### WRITTEN REQUEST
Only the lines from the top of the records below through the line containing "ax = fig.add_axes([0.1006, 0.1479, 0.8809, 0.8275])" should be printed, exactly and without pictures.

[Plotting code records]
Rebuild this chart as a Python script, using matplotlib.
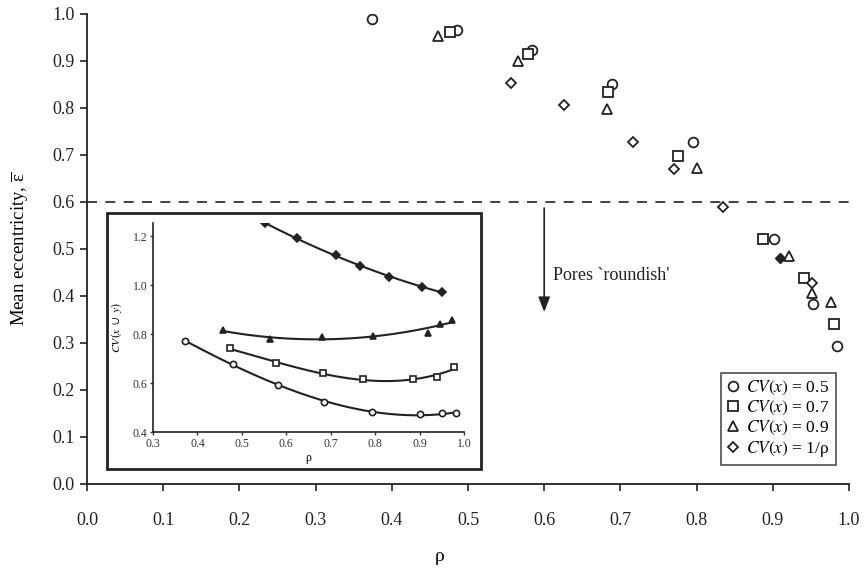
import numpy as np
import matplotlib
matplotlib.use("Agg")
import matplotlib.pyplot as plt
from matplotlib.patches import Rectangle

plt.rcParams["font.family"] = ["Liberation Serif", "DejaVu Serif"]
plt.rcParams["mathtext.fontset"] = "stix"

# main panel: mean eccentricity vs rho
rho_05 = [0.374, 0.485, 0.584, 0.689, 0.795, 0.902, 0.953, 0.984]
ecc_05 = [0.989, 0.966, 0.923, 0.852, 0.728, 0.521, 0.383, 0.294]
rho_07 = [0.476, 0.579, 0.684, 0.776, 0.887, 0.941, 0.980]
ecc_07 = [0.961, 0.915, 0.833, 0.698, 0.521, 0.438, 0.340]
rho_09 = [0.461, 0.566, 0.682, 0.800, 0.921, 0.952, 0.976]
ecc_09 = [0.953, 0.899, 0.797, 0.673, 0.485, 0.406, 0.387]
rho_inv = [0.557, 0.626, 0.716, 0.770, 0.835, 0.952]
ecc_inv = [0.854, 0.806, 0.728, 0.670, 0.590, 0.428]
rho_inv_fill = [0.909]
ecc_inv_fill = [0.481]
threshold = 0.6

# inset: CV(x U y) vs rho
in_rho_05 = [0.372, 0.481, 0.581, 0.685, 0.792, 0.900, 0.951, 0.983]
in_cv_05 = [0.771, 0.678, 0.592, 0.524, 0.481, 0.474, 0.476, 0.476]
in_rho_07 = [0.473, 0.576, 0.682, 0.773, 0.886, 0.940, 0.977]
in_cv_07 = [0.742, 0.680, 0.642, 0.616, 0.616, 0.623, 0.665]
in_rho_09 = [0.458, 0.563, 0.680, 0.796, 0.919, 0.947, 0.973]
in_cv_09 = [0.815, 0.778, 0.788, 0.794, 0.805, 0.843, 0.856]
in_rho_inv = [0.552, 0.624, 0.712, 0.767, 0.831, 0.906, 0.951]
in_cv_inv = [1.252, 1.192, 1.122, 1.080, 1.032, 0.991, 0.973]

fig = plt.figure(figsize=(8.65, 5.68), dpi=100)
ax = fig.add_axes([0.1006, 0.1479, 0.8809, 0.8275])

mk = dict(ls="none", mfc="white", mec="#222222", mew=1.3, ms=7)
ax.plot(rho_05, ecc_05, marker="o", label=r"$CV(x)$ = 0.5", **mk)
ax.plot(rho_07, ecc_07, marker="s", label=r"$CV(x)$ = 0.7", **mk)
ax.plot(rho_09, ecc_09, marker="^", label=r"$CV(x)$ = 0.9", **mk)
ax.plot(rho_inv, ecc_inv, marker="D", label=r"$CV(x)$ = 1/ρ",
        **{**mk, "ms": 5.5})
ax.plot(rho_inv_fill, ecc_inv_fill, marker="D", ls="none", mfc="#222222",
        mec="#222222", ms=5.5)

ax.axhline(threshold, color="#222222", lw=1.2, dashes=(6, 5))
ax.annotate("", xy=(0.6, 0.36), xytext=(0.6, 0.593),
            arrowprops=dict(arrowstyle="-|>,head_width=0.35,head_length=0.9",
                            color="#222222", lw=1.2))
ax.text(0.612, 0.443, "Pores `roundish'", fontsize=13, va="center",
        color="#222222")

ax.set_xlim(0, 1.0)
ax.set_ylim(0, 1.0)
ax.set_xticks(np.arange(0, 1.01, 0.1))
ax.set_yticks(np.arange(0, 1.01, 0.1))
ax.xaxis.set_major_formatter(matplotlib.ticker.FormatStrFormatter("%.1f"))
ax.yaxis.set_major_formatter(matplotlib.ticker.FormatStrFormatter("%.1f"))
ax.tick_params(labelsize=13, length=5, width=1.2, colors="#222222", pad=15)
ax.tick_params(axis="y", pad=4)
for s in ["top", "right"]:
    ax.spines[s].set_visible(False)
for s in ["left", "bottom"]:
    ax.spines[s].set_linewidth(1.3)
    ax.spines[s].set_color("#222222")
ax.set_ylabel(r"Mean eccentricity, $\overline{\mathregular{ε}}$",
              fontsize=13.5, labelpad=15)
ax.text(0.463, -0.155, "ρ", transform=ax.transAxes, fontsize=14,
        ha="center", va="center")

leg = ax.legend(loc="upper right", bbox_to_anchor=(0.9665, 0.3433),
                bbox_transform=fig.transFigure, fontsize=12.5, frameon=True,
                fancybox=False, edgecolor="#222222", handlelength=0.7,
                handletextpad=0.4, borderpad=0.35, labelspacing=0.1,
                borderaxespad=0)
leg.get_frame().set_linewidth(1.2)

# inset frame
fig.patches.append(Rectangle((0.1237, 0.1743), 0.4324, 0.4507,
                             transform=fig.transFigure, fill=False,
                             ec="#222222", lw=2, zorder=5))

ins = fig.add_axes([0.1769, 0.2394, 0.3595, 0.3685])
series = [(in_rho_05, in_cv_05, "o", "white", 3),
          (in_rho_07, in_cv_07, "s", "white", 3),
          (in_rho_09, in_cv_09, "^", "#222222", 2),
          (in_rho_inv, in_cv_inv, "D", "#222222", 2)]
for xs, ys, m, fc, deg in series:
    c = np.polyfit(xs, ys, deg)
    xx = np.linspace(min(xs), max(xs), 200)
    ins.plot(xx, np.polyval(c, xx), color="#222222", lw=1.5)
    ins.plot(xs, ys, ls="none", marker=m, mfc=fc, mec="#222222",
             mew=1.2, ms=4.5 if m != "D" else 4)
ins.set_xlim(0.3, 1.0)
ins.set_ylim(0.4, 1.255)
ins.set_xticks(np.arange(0.3, 1.01, 0.1))
ins.set_yticks([0.4, 0.6, 0.8, 1.0, 1.2])
ins.xaxis.set_major_formatter(matplotlib.ticker.FormatStrFormatter("%.1f"))
ins.yaxis.set_major_formatter(matplotlib.ticker.FormatStrFormatter("%.1f"))
ins.tick_params(labelsize=8.5, length=2, width=1, colors="#333333", pad=2)
for s in ["top", "right"]:
    ins.spines[s].set_visible(False)
for s in ["left", "bottom"]:
    ins.spines[s].set_linewidth(1.2)
    ins.spines[s].set_color("#222222")
ins.set_xlabel("ρ", fontsize=8.5, labelpad=2)
ins.set_ylabel(r"$CV(x\ \cup\ y)$", fontsize=8.5, labelpad=6)

fig.savefig("out.png", dpi=100)
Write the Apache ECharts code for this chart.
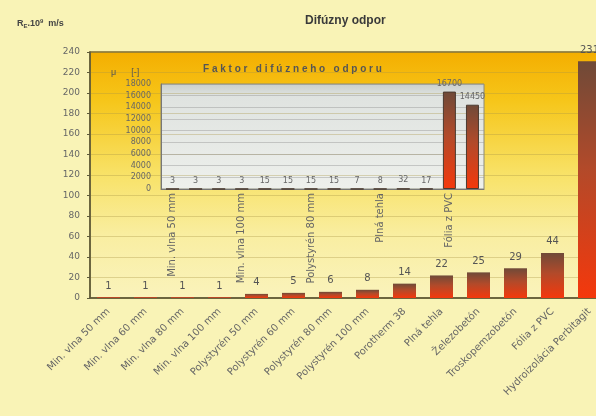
<!DOCTYPE html>
<html>
<head>
<meta charset="utf-8">
<script src="https://cdn.jsdelivr.net/npm/echarts@6/dist/echarts.min.js"></script>
<style>
  html, body { margin: 0; padding: 0; background: #f9f3b6; }
  #main { width: 596px; height: 416px; }
</style>
</head>
<body>
<div id="main"></div>
<script>
// main chart data
var categories = ['Min. vlna 50 mm', 'Min. vlna 60 mm', 'Min. vlna 80 mm', 'Min. vlna 100 mm',
    'Polystyrén 50 mm', 'Polystyrén 60 mm', 'Polystyrén 80 mm', 'Polystyrén 100 mm',
    'Porotherm 38', 'Plná tehla', 'Železobetón', 'Troskopemzobetón', 'Fólia z PVC',
    'Hydroizolácia Perbitagit'];
var resistance = [1, 1, 1, 1, 4, 5, 6, 8, 14, 22, 25, 29, 44, 231];
var yTicks = [0, 240, 20];

// inset data (faktor difúzneho odporu)
var insetCategories = ['Min. vlna 50 mm', 'Min. vlna 60 mm', 'Min. vlna 80 mm', 'Min. vlna 100 mm',
    'Polystyrén 50 mm', 'Polystyrén 60 mm', 'Polystyrén 80 mm', 'Polystyrén 100 mm',
    'Porotherm 38', 'Plná tehla', 'Železobetón', 'Troskopemzobetón', 'Fólia z PVC',
    'Hydroizolácia Perbitagit'];
var mu = [3, 3, 3, 3, 15, 15, 15, 15, 7, 8, 32, 17, 16700, 14450];
var insetTicks = [0, 18000, 2000];

var myChart = echarts.init(document.getElementById('main'));
var font = '"Liberation Sans", Arial, sans-serif';
var wide = '"DejaVu Sans", sans-serif';

var barColor = new echarts.graphic.LinearGradient(0, 0, 0, 1, [
    { offset: 0, color: '#6f4a38' },
    { offset: 0.45, color: '#b24a2a' },
    { offset: 1, color: '#f4380c' }
]);

var option = {
    backgroundColor: '#f9f3b6',
    textStyle: { fontFamily: font },
    title: [
        {
            text: 'Difúzny odpor',
            left: 300, top: 10,
            textStyle: { fontSize: 12, fontWeight: 'bold', color: '#3a3a3a', fontFamily: font }
        },
        {
            text: '{a|R}{s|E}{a|.10}{p|9}{a|  m/s}',
            left: 12, top: 13,
            textStyle: {
                rich: {
                    a: { fontSize: 9, fontWeight: 'bold', color: '#444', fontFamily: font },
                    s: { fontSize: 6, color: '#444', verticalAlign: 'bottom', padding: [5, 0, 0, 0] },
                    p: { fontSize: 6, color: '#444', verticalAlign: 'top', padding: [0, 0, 5, 0] }
                }
            }
        },
        {
            text: 'F a k t o r   d i f ú z n e h o   o d p o r u',
            left: 198, top: 59,
            textStyle: { fontSize: 10, fontWeight: 'bold', color: '#555', fontFamily: font }
        },
        {
            text: 'μ      [-]',
            left: 106, top: 63,
            textStyle: { fontSize: 9, color: '#555', fontWeight: 'normal', fontFamily: font }
        }
    ],
    grid: [
        {
            left: 90, top: 52, width: 518, height: 246,
            outerBoundsMode: 'none',
            show: true,
            borderColor: '#7a6a30',
            borderWidth: 1.5,
            backgroundColor: new echarts.graphic.LinearGradient(0, 0, 0, 1, [
                { offset: 0, color: '#f4ae00' },
                { offset: 0.2, color: '#f6c61a' },
                { offset: 0.5, color: '#f8e268' },
                { offset: 0.75, color: '#f9eea2' },
                { offset: 1, color: '#faf3bc' }
            ])
        },
        {
            left: 161, top: 84, width: 323, height: 105,
            outerBoundsMode: 'none',
            show: true,
            borderColor: '#8a8a7a',
            borderWidth: 1,
            backgroundColor: new echarts.graphic.LinearGradient(0, 0, 0, 1, [
                { offset: 0, color: '#c9cfcc' },
                { offset: 0.12, color: '#dfe3e0' },
                { offset: 1, color: '#eef0ec' }
            ])
        }
    ],
    xAxis: [
        {
            type: 'category',
            gridIndex: 0,
            data: categories,
            axisLine: { lineStyle: { color: '#5e5a3a', width: 1.5 } },
            axisTick: { show: false },
            axisLabel: { rotate: 45, interval: 0, fontSize: 10, color: '#666', margin: 12, fontFamily: wide }
        },
        {
            type: 'category',
            gridIndex: 1,
            data: insetCategories,
            axisLine: { lineStyle: { color: '#777' } },
            axisTick: { show: false },
            axisLabel: { rotate: 90, interval: 2, fontSize: 10, color: '#666', margin: 4, fontFamily: wide }
        }
    ],
    yAxis: [
        {
            type: 'value',
            gridIndex: 0,
            min: yTicks[0], max: yTicks[1], interval: yTicks[2],
            axisLine: { show: true, lineStyle: { color: '#5e5a3a', width: 1.5 } },
            axisTick: { show: true, length: 3, lineStyle: { color: '#5e5a3a' } },
            axisLabel: { fontSize: 9, color: '#666', margin: 10, fontFamily: wide },
            splitLine: { lineStyle: { color: 'rgba(170,150,70,0.35)' } }
        },
        {
            type: 'value',
            gridIndex: 1,
            min: insetTicks[0], max: insetTicks[1], interval: insetTicks[2],
            axisLine: { show: true, lineStyle: { color: '#777' } },
            axisTick: { show: false },
            axisLabel: {
                fontSize: 8, color: '#666', margin: 10, fontFamily: wide,
                formatter: function (v) { return String(v); }
            },
            splitLine: { lineStyle: { color: 'rgba(150,150,150,0.45)' } }
        }
    ],
    series: [
        {
            name: 'Difúzny odpor',
            type: 'bar',
            xAxisIndex: 0, yAxisIndex: 0,
            data: resistance,
            barWidth: 23,
            itemStyle: { color: barColor },
            label: { show: true, position: 'top', fontSize: 10, color: '#555', distance: 6, fontFamily: wide }
        },
        {
            name: 'Faktor difúzneho odporu',
            type: 'bar',
            xAxisIndex: 1, yAxisIndex: 1,
            data: mu,
            barWidth: 13,
            itemStyle: { color: barColor, borderColor: '#4a3a30', borderWidth: 1 },
            label: { show: true, position: 'top', fontSize: 8, color: '#666', distance: 4, fontFamily: wide }
        }
    ]
};

myChart.setOption(option);
</script>
</body>
</html>
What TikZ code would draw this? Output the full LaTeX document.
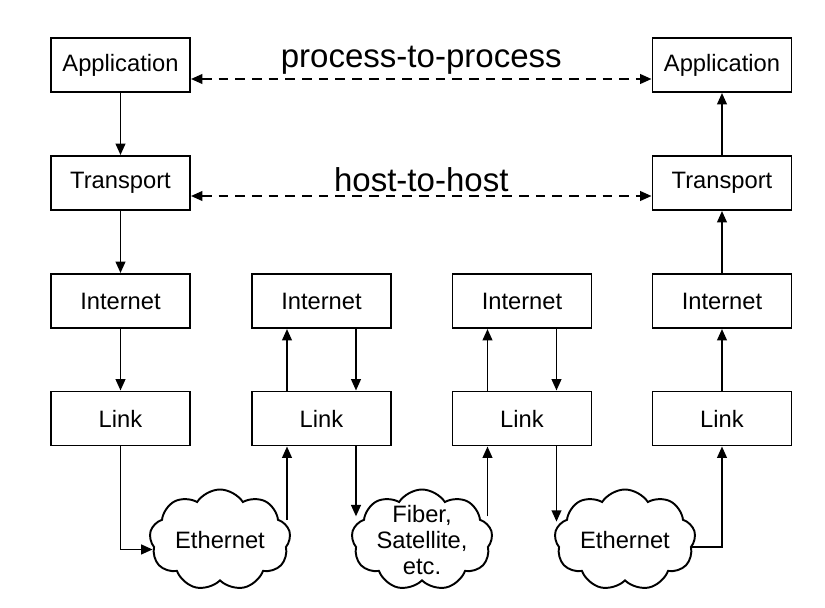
\documentclass[tikz,border=0pt]{standalone}
\usepackage{fontspec}
\setmainfont{Liberation Sans}
\usetikzlibrary{positioning,arrows.meta,shapes,calc}

\begin{document}
\begin{tikzpicture}[
    block/.style={rectangle, draw, line width=1.1pt, minimum width=2.78cm, minimum height=1.08cm, font=\fontsize{13.5}{16}\selectfont},
    arrow/.style={-{Triangle[length=6.5pt,width=5.5pt]}, line width=1.1pt},
    peer/.style={{Triangle[length=6.5pt,width=5.5pt]}-{Triangle[length=6.5pt,width=5.5pt]}, line width=1.1pt, dash pattern=on 5.5pt off 4pt},
    peertext/.style={font=\fontsize{18.8}{22}\selectfont, inner sep=2pt},
    net/.style={cloud, draw, line width=1.1pt, cloud puffs=9, cloud puff arc=115, cloud ignores aspect, minimum width=2.82cm, minimum height=2.02cm, inner sep=0pt, align=center, font=\fontsize{13.5}{15}\selectfont}
]

\useasboundingbox (0,0) rectangle (16.5,12.14);

% Sending host
\node[block] (app1) at (2.41,10.84) {Application};
\node[block] (trans1) at (2.41,8.48) {Transport};
\node[block] (inet1) at (2.41,6.12) {Internet};
\node[block] (link1) at (2.41,3.77) {Link};

% Routers
\node[block] (inet2) at (6.43,6.12) {Internet};
\node[block] (link2) at (6.43,3.77) {Link};
\node[block] (inet3) at (10.44,6.12) {Internet};
\node[block] (link3) at (10.44,3.77) {Link};

% Receiving host
\node[block] (app2) at (14.44,10.84) {Application};
\node[block] (trans2) at (14.44,8.48) {Transport};
\node[block] (inet4) at (14.44,6.12) {Internet};
\node[block] (link4) at (14.44,3.77) {Link};

% Networks
\node[net] (eth1) at (4.40,1.34) {Ethernet};
\node[net, inner sep=-9pt] (fiber) at (8.44,1.34) {Fiber,\\Satellite,\\etc.};
\node[net] (eth2) at (12.50,1.34) {Ethernet};

% Peer communication
\draw[peer] ([yshift=-0.28cm]app1.east) -- node[above, peertext] {process-to-process} ([yshift=-0.28cm]app2.west);
\draw[peer] ([yshift=-0.26cm]trans1.east) -- node[above, peertext] {host-to-host} ([yshift=-0.26cm]trans2.west);

% Down the stack
\draw[arrow] (app1.south) -- (trans1.north);
\draw[arrow] (trans1.south) -- (inet1.north);
\draw[arrow] (inet1.south) -- (link1.north);
\draw[arrow] (link1.south) |- (eth1.188);

% Through the routers
\coordinate (up2) at ([xshift=-0.69cm]link2.south);
\coordinate (dn2) at ([xshift=0.69cm]link2.south);
\coordinate (up3) at ([xshift=-0.69cm]link3.south);
\coordinate (dn3) at ([xshift=0.69cm]link3.south);
\draw[arrow] (up2 |- eth1.18) -- (up2);
\draw[arrow] ([xshift=-0.69cm]link2.north) -- ([xshift=-0.69cm]inet2.south);
\draw[arrow] ([xshift=0.69cm]inet2.south) -- ([xshift=0.69cm]link2.north);
\draw[arrow] (dn2) -- (dn2 |- fiber.158);
\draw[arrow] (up3 |- fiber.22) -- (up3);
\draw[arrow] ([xshift=-0.69cm]link3.north) -- ([xshift=-0.69cm]inet3.south);
\draw[arrow] ([xshift=0.69cm]inet3.south) -- ([xshift=0.69cm]link3.north);
\draw[arrow] (dn3) -- (dn3 |- eth2.164);

% Up the stack
\draw[arrow] (eth2.354) -| (link4.south);
\draw[arrow] (link4.north) -- (inet4.south);
\draw[arrow] (inet4.north) -- (trans2.south);
\draw[arrow] (trans2.north) -- (app2.south);

\end{tikzpicture}
\end{document}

### ANSWER FOR THE TASK
Rebuild this chart as a Python script, using matplotlib.
import numpy as np
import matplotlib
matplotlib.use("Agg")
import matplotlib.pyplot as plt
from matplotlib.patches import Rectangle

plt.rcParams["font.family"] = ["Liberation Serif", "DejaVu Serif"]
plt.rcParams["mathtext.fontset"] = "stix"

# main panel: mean eccentricity vs rho
rho_05 = [0.374, 0.485, 0.584, 0.689, 0.795, 0.902, 0.953, 0.984]
ecc_05 = [0.989, 0.966, 0.923, 0.852, 0.728, 0.521, 0.383, 0.294]
rho_07 = [0.476, 0.579, 0.684, 0.776, 0.887, 0.941, 0.980]
ecc_07 = [0.961, 0.915, 0.833, 0.698, 0.521, 0.438, 0.340]
rho_09 = [0.461, 0.566, 0.682, 0.800, 0.921, 0.952, 0.976]
ecc_09 = [0.953, 0.899, 0.797, 0.673, 0.485, 0.406, 0.387]
rho_inv = [0.557, 0.626, 0.716, 0.770, 0.835, 0.952]
ecc_inv = [0.854, 0.806, 0.728, 0.670, 0.590, 0.428]
rho_inv_fill = [0.909]
ecc_inv_fill = [0.481]
threshold = 0.6

# inset: CV(x U y) vs rho
in_rho_05 = [0.372, 0.481, 0.581, 0.685, 0.792, 0.900, 0.951, 0.983]
in_cv_05 = [0.771, 0.678, 0.592, 0.524, 0.481, 0.474, 0.476, 0.476]
in_rho_07 = [0.473, 0.576, 0.682, 0.773, 0.886, 0.940, 0.977]
in_cv_07 = [0.742, 0.680, 0.642, 0.616, 0.616, 0.623, 0.665]
in_rho_09 = [0.458, 0.563, 0.680, 0.796, 0.919, 0.947, 0.973]
in_cv_09 = [0.815, 0.778, 0.788, 0.794, 0.805, 0.843, 0.856]
in_rho_inv = [0.552, 0.624, 0.712, 0.767, 0.831, 0.906, 0.951]
in_cv_inv = [1.252, 1.192, 1.122, 1.080, 1.032, 0.991, 0.973]

fig = plt.figure(figsize=(8.65, 5.68), dpi=100)
ax = fig.add_axes([0.1006, 0.1479, 0.8809, 0.8275])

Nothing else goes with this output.